What is needed → Skip every picture, and extract verbatim the lines from the line containing "Emit a Python" to the line containing "0.0778, 0.0777, 0.0778]", both lines included.

Records supplied →
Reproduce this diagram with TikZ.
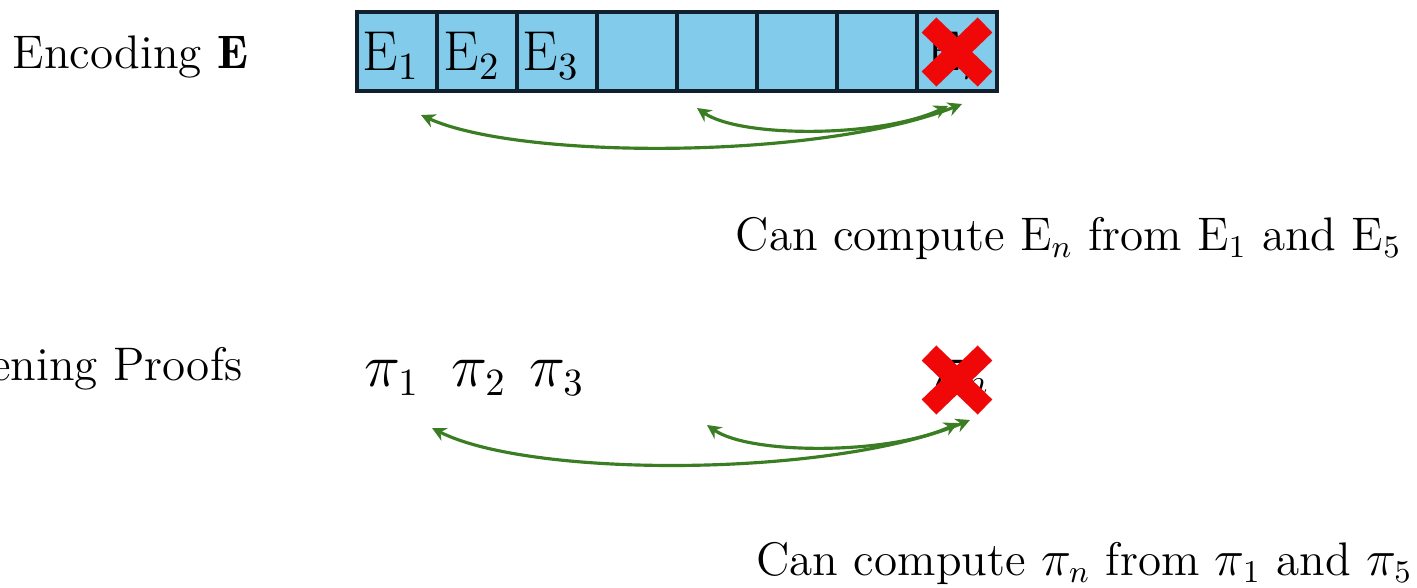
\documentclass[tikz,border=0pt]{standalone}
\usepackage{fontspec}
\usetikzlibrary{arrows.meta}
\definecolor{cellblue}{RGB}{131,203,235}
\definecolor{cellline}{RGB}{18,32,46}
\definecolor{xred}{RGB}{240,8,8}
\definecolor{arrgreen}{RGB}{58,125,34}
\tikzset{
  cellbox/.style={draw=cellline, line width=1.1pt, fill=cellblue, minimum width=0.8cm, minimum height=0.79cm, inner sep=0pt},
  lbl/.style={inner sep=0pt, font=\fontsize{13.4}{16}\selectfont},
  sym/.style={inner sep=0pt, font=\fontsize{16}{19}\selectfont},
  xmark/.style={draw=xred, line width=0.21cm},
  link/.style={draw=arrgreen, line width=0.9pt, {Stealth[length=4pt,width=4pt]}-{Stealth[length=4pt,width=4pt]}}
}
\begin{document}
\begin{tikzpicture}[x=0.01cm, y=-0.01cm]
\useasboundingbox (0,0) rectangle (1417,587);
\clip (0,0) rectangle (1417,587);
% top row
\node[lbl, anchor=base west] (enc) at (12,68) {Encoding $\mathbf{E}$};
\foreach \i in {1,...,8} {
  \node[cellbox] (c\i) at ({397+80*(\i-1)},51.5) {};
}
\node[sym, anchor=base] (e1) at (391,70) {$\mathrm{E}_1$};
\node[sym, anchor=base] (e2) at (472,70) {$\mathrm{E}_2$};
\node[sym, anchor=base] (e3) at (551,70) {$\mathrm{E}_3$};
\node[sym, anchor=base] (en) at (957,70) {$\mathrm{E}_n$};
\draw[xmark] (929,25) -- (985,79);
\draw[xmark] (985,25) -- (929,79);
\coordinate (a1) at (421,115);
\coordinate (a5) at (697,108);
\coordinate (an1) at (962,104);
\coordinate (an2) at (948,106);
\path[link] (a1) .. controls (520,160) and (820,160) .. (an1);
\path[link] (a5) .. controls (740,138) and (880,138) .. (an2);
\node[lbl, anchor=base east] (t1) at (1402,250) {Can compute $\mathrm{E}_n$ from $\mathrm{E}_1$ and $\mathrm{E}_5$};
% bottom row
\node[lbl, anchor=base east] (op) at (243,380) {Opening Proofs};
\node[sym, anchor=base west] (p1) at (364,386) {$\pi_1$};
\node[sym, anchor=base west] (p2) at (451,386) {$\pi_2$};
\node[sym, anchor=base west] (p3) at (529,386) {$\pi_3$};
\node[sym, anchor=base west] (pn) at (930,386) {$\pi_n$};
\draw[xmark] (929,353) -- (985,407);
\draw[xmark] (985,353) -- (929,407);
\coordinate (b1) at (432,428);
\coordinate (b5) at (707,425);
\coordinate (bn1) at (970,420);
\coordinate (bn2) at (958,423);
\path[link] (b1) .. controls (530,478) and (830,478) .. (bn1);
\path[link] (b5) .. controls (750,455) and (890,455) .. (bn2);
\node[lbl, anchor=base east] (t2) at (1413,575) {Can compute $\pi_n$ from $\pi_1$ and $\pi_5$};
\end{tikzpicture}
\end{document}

==

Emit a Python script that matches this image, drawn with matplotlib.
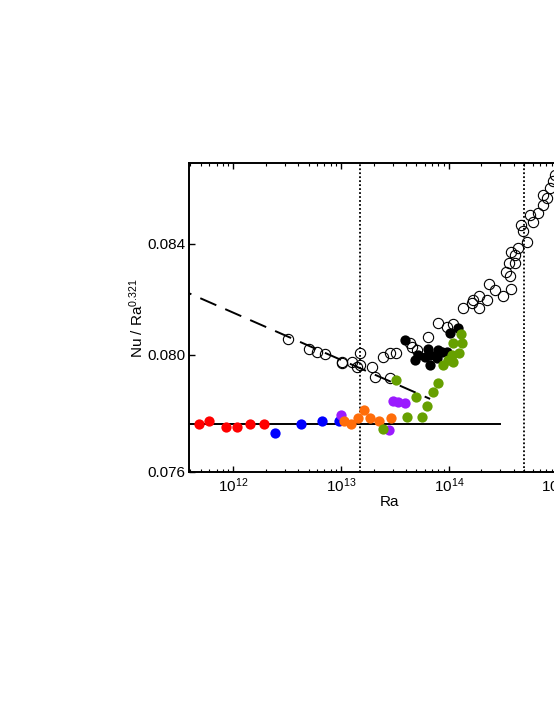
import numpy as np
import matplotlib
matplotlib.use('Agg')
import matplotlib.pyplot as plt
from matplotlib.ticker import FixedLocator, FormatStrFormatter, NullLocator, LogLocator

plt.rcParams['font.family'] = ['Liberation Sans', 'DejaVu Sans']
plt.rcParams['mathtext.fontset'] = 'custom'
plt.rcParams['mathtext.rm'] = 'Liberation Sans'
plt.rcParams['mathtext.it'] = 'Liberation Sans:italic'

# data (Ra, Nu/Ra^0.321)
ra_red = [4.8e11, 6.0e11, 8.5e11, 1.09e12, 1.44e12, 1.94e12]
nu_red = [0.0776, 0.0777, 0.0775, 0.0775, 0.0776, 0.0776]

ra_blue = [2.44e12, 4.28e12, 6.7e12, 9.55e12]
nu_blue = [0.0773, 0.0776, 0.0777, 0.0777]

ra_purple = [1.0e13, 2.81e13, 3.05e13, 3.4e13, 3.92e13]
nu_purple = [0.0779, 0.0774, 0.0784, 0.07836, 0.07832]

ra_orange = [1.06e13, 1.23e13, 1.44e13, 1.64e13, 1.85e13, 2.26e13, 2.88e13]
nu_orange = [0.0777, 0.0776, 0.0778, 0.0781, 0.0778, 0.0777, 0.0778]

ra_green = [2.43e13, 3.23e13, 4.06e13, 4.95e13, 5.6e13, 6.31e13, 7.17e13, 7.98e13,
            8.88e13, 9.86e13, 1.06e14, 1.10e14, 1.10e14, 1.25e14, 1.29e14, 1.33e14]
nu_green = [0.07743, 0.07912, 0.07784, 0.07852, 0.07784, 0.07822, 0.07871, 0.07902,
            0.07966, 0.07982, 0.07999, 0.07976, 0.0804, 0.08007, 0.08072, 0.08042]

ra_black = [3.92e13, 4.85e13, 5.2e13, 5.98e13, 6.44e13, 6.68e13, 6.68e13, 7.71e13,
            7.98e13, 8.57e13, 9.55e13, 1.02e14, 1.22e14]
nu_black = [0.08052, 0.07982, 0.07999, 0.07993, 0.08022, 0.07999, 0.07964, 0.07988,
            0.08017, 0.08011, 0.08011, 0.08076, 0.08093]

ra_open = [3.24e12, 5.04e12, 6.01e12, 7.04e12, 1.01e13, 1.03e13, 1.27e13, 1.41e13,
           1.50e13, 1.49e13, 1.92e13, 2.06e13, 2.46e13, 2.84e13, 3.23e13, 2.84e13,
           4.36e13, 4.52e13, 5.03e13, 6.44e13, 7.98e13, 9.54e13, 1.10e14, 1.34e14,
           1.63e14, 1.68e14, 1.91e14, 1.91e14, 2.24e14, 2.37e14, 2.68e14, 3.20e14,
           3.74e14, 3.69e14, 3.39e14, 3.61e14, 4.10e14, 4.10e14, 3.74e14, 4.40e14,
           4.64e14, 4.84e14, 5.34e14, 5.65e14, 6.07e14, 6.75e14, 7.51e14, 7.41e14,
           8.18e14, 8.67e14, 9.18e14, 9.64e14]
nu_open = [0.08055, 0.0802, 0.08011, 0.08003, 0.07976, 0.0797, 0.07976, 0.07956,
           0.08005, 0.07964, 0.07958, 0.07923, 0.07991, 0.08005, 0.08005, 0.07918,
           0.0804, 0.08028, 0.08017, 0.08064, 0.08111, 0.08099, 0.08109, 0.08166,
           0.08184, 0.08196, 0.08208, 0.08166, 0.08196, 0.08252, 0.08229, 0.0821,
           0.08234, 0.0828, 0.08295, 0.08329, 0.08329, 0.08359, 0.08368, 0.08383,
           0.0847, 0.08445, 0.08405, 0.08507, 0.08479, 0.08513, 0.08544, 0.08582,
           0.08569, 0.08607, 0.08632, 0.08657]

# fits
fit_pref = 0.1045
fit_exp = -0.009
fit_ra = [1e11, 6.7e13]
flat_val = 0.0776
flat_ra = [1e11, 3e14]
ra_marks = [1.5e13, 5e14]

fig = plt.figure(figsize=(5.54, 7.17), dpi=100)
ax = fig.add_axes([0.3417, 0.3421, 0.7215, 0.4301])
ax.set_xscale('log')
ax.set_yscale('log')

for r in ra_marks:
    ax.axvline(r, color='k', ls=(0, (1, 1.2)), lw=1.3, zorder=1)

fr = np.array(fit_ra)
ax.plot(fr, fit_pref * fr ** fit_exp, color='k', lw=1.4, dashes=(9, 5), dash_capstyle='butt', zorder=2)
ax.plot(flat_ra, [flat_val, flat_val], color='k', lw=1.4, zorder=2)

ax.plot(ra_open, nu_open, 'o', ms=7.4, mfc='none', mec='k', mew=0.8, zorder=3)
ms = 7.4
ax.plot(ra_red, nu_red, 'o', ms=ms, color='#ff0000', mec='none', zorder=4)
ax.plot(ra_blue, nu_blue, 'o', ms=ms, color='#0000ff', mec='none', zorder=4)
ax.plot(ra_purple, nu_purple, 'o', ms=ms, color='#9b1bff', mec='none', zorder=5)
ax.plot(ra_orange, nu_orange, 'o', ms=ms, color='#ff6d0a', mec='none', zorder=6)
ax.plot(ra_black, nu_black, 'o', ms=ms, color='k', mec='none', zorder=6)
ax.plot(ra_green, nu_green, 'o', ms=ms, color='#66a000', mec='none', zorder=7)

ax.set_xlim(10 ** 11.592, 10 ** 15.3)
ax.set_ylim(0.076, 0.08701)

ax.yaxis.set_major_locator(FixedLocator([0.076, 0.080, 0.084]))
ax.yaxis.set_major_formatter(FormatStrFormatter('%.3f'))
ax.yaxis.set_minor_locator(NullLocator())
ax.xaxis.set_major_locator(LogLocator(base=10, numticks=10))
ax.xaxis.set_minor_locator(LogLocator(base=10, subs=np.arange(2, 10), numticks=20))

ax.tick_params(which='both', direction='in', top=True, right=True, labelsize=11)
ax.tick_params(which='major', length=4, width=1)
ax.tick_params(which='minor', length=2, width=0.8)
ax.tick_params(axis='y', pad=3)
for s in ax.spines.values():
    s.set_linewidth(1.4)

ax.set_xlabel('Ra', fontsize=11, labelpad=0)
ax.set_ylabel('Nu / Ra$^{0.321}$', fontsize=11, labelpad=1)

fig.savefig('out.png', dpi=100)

Answer for this exercise →
Emit a Python script that matches this image, drawn with matplotlib.
import numpy as np
import matplotlib
matplotlib.use('Agg')
import matplotlib.pyplot as plt
from matplotlib.ticker import FixedLocator, FormatStrFormatter, NullLocator, LogLocator

plt.rcParams['font.family'] = ['Liberation Sans', 'DejaVu Sans']
plt.rcParams['mathtext.fontset'] = 'custom'
plt.rcParams['mathtext.rm'] = 'Liberation Sans'
plt.rcParams['mathtext.it'] = 'Liberation Sans:italic'

# data (Ra, Nu/Ra^0.321)
ra_red = [4.8e11, 6.0e11, 8.5e11, 1.09e12, 1.44e12, 1.94e12]
nu_red = [0.0776, 0.0777, 0.0775, 0.0775, 0.0776, 0.0776]

ra_blue = [2.44e12, 4.28e12, 6.7e12, 9.55e12]
nu_blue = [0.0773, 0.0776, 0.0777, 0.0777]

ra_purple = [1.0e13, 2.81e13, 3.05e13, 3.4e13, 3.92e13]
nu_purple = [0.0779, 0.0774, 0.0784, 0.07836, 0.07832]

ra_orange = [1.06e13, 1.23e13, 1.44e13, 1.64e13, 1.85e13, 2.26e13, 2.88e13]
nu_orange = [0.0777, 0.0776, 0.0778, 0.0781, 0.0778, 0.0777, 0.0778]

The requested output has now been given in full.